When the new human reference genome was released over two years ago, it was hailed as a significant step forward for next generation sequencing. Compared to GRCh37, the new GRCH38 reference assembly fixed gaps, repaired incorrect sequences and offered access to sections of the genome that had been previously unaccounted for. Despite these improvements, adoption of the new assembly has proven to be a headache for many researchers. Whether due to the lack of required annotations, or the weight of their archived data on GRCh37, some organizations have chosen to simply stick with the old assembly while others have begun using GRCh38 on new projects leading to data that can not be compared between the different versions.
Ultimately, organizations need some way to convert between assemblies in order to perform data integration, annotation and visualization. Two existing options for performing this conversion are UCSC’s Liftover and NCBI’s Remap tool. The first maps genomic positions between assemblies and performs strand-flipping where necessary, while the second converts genomic positions and performs more complex operations to convert the variant alleles. Both of these tools are freely available online, and can convert between a number of different assemblies.
At Golden Helix, we have developed our own implementation of Liftover and have made a few improvements to the algorithm. When a genomic coordinate is converted using Liftover, it is possible that the original reference sequence will not match the reference at the newly mapped position. One reason for this is that a variant that was considered an alternate in the source assembly is now considered the reference in the target assembly. An example of this can be seen by looking at rs1763642. In GRCh37, this variant had a Ref/Alt of “C/T” as shown below:
However, in GRCh38 the allele at this position in the reference assembly was changed from a “C” to a “T” and, as a result, the reference and alternate for rs1763642 were swapped as shown below:
Our approach identifies these Ref/Alt swaps and corrects for them upon conversion by comparing the reference and alternate in the unconverted variant against the reference for the target assembly. If the reference doesn’t match but the alternate does, then we know that the Ref/Alt should be swapped when converting to the new assembly.
So, how does our implementation of Liftover compare to UCSC’s Liftover and NCBI’s Remap? To answer this question, we have run all three tools on a complete exome. We compared the percentage of variants that were successfully mapped from GRCh37 to GRCh38 using dbSNP coordinates and alleles on each assembly as a ground truth. For each algorithm, the graph below shows the percentage of variants that were correctly mapped to the corresponding dbSNP variant after conversion.
All three algorithms perform very well on this exome, successfully converting over 96% of the variants. Our implementation of Liftover has about a 2% improvement over USCS’s Liftover and has a success rate on par with NCBI’s Remap at around 98%.

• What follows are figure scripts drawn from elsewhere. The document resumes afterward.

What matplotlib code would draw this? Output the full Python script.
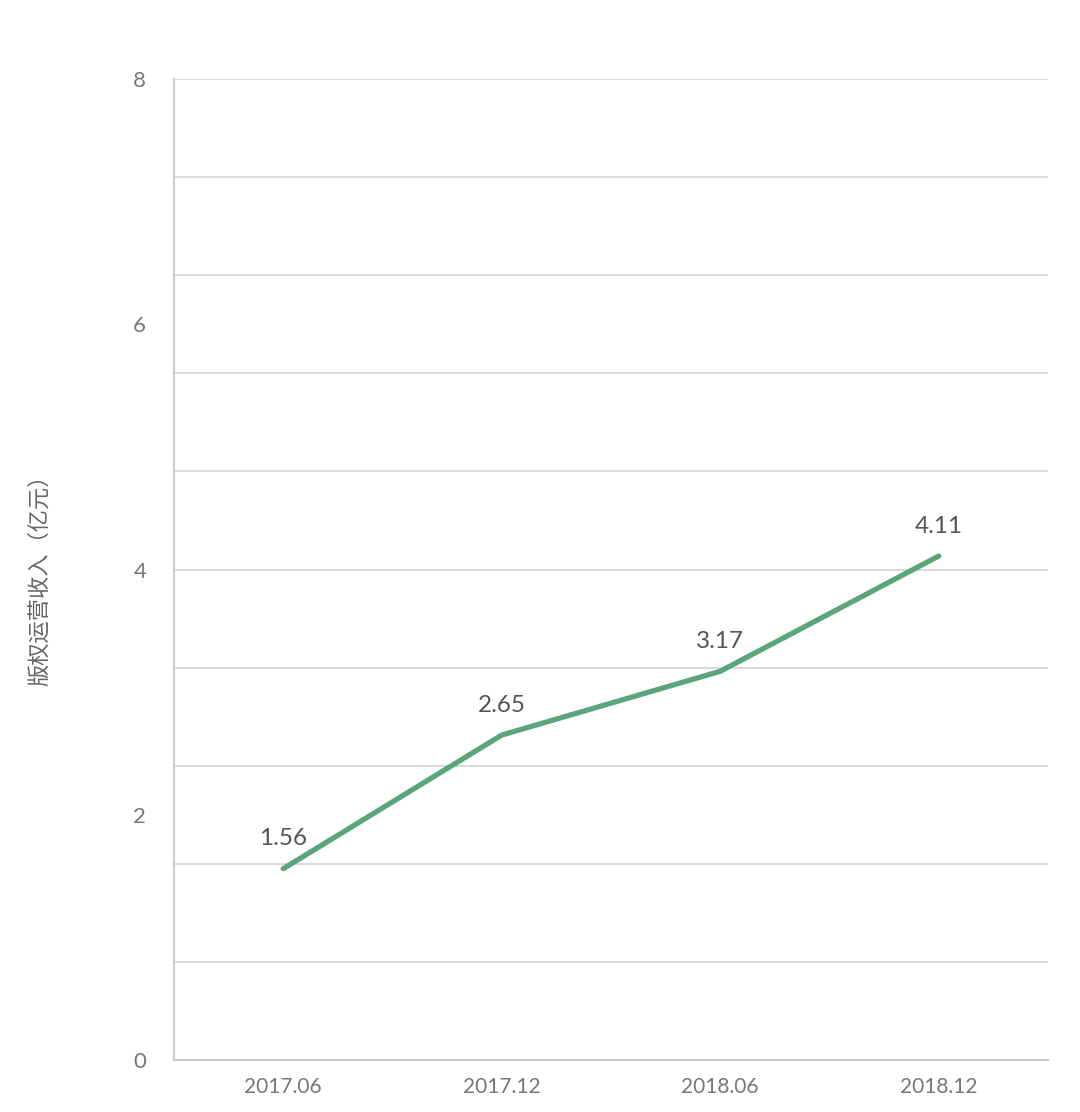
import matplotlib
matplotlib.use("Agg")
import matplotlib.pyplot as plt
import numpy as np

plt.rcParams['font.family'] = ['Lato', 'Noto Sans CJK SC', 'DejaVu Sans']

periods = ['2017.06', '2017.12', '2018.06', '2018.12']
revenue = [1.56, 2.65, 3.17, 4.11]
ylabel = '版权运营收入（亿元）'

fig = plt.figure(figsize=(10.8, 11.12), dpi=100)
ax = fig.add_axes([174 / 1080, 1 - 1060 / 1112, (1048 - 174) / 1080, (1060 - 79) / 1112])

x = np.arange(len(periods))
ax.plot(x, revenue, color='#5aa57c', linewidth=3.8, solid_capstyle='round', zorder=3)

for xi, v in zip(x, revenue):
    ax.annotate(f'{v:.2f}', (xi, v), xytext=(0, 14), textcoords='offset points',
                ha='center', va='bottom', fontsize=17.5, color='#555555')

ax.set_xlim(-0.5, 3.5)
ax.set_ylim(0, 8)
ax.set_xticks(x)
ax.set_xticklabels(periods)
ax.set_yticks([0, 2, 4, 6, 8])
ax.set_yticks(np.arange(0, 8.01, 0.8), minor=True)
ax.yaxis.remove_overlapping_locs = False
ax.grid(False)
ax.yaxis.grid(True, which='minor', color='#d3d3d3', linewidth=1.2)
ax.tick_params(axis='both', which='both', length=0, colors='#777777')
ax.tick_params(axis='y', pad=20, labelsize=16)
ax.tick_params(axis='x', pad=12, labelsize=15)

for s in ['top', 'right']:
    ax.spines[s].set_visible(False)
for s in ['left', 'bottom']:
    ax.spines[s].set_color('#cccccc')
    ax.spines[s].set_linewidth(1.5)

fig.text(40 / 1080, 1 - 575 / 1112, ylabel, rotation=90, ha='center', va='center',
         fontsize=16, color='#666666', family=['Noto Sans CJK SC', 'DejaVu Sans'])

fig.savefig('out.png', dpi=100, facecolor='white')
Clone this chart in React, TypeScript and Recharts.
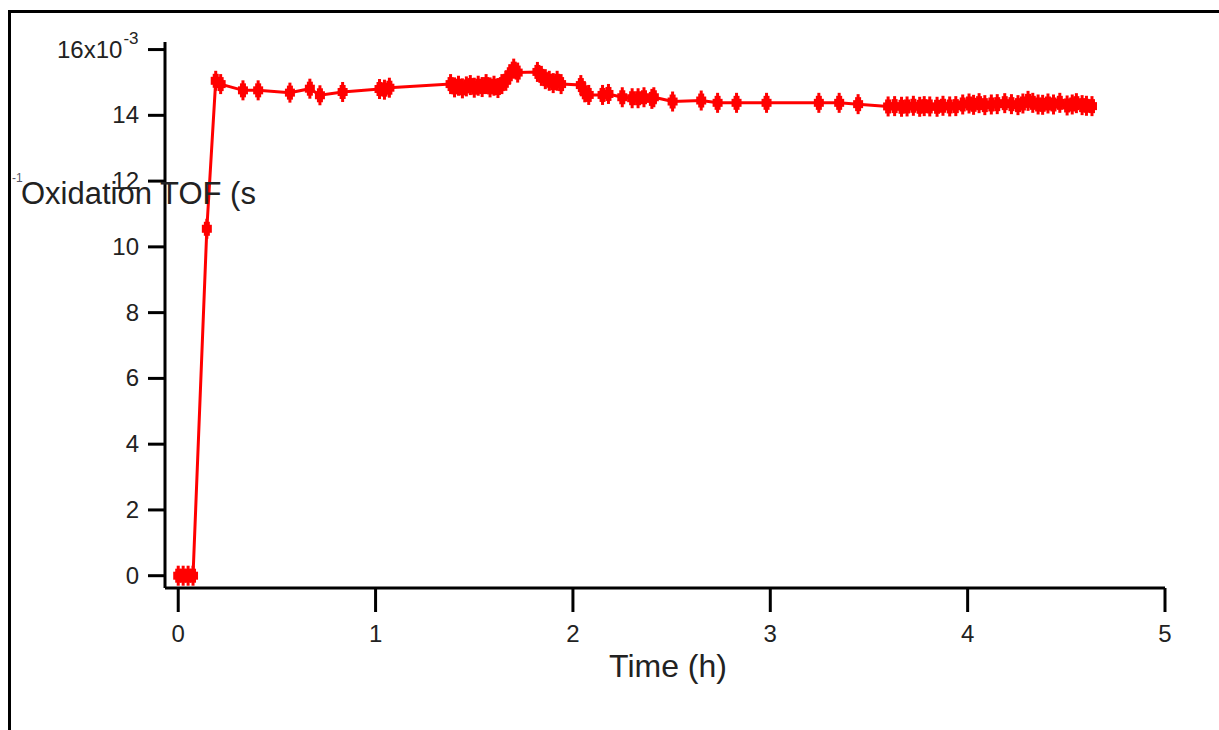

Of course, there is more to the performance of these algorithms than the success rate. If an algorithm is unable to accurately convert a variant then, ideally, no result should be returned for that variant. Of the 35,718 variants evaluated above, NCBI’s Remap returned no results for 92 variants, however 568 of the converted variants failed to match the corresponding variant in dbSNP. For these cases, it would be better to return no result at all. In contrast, while our implementation failed to convert 484 variants, only 121 variants did not match their counterpart in dbSNP. One reason for this improvement is that we compare each converted variant to the target assembly and, if a mismatch between the reference sequence is found, then no result is returned.
Ultimately, the only way to get perfect conversion between two assemblies is to realign the sequence reads of your old data against the new reference assembly and for most labs, this is simply not an option. While none of these methods are perfect, all of the algorithms discussed here will correctly convert the vast majority of variants.
We are currently in the process of incorporating our implementation of Liftover into VarSeq and soon you will be able to utilize this powerful tool on your own data!
Hi, I was wondering about variants that occur between GRCh37 and GRCh38 but not between GRCh37 and the genome to be remapped- wouldn’t those need to be incorporated into the new file also? Say that in one region, both assemblies are identical except for one base, where GRCh37 has an A and GRCh38 has a G. The original vcf file has no variant at that base, so the genome to be remapped also had an A at that base. But once you map the coordinates, wouldn’t it now need a SNP at that location, where Ref is G and Alt is A?
Your are correct. In the case you describe, a variant that was not present based on the original assembly would now be present according to the new assembly. Based on this scenario, if such a variant was present in the vcf at that position in GRCh37 then it would be called as A/G with a genotype of 0/0. Since the reference at that position in GRCh38 is now G, that variant would be flipped so that it becomes G/A. However, if there was no variant at that position in the original vcf then no variant will be reported at that position after the conversion.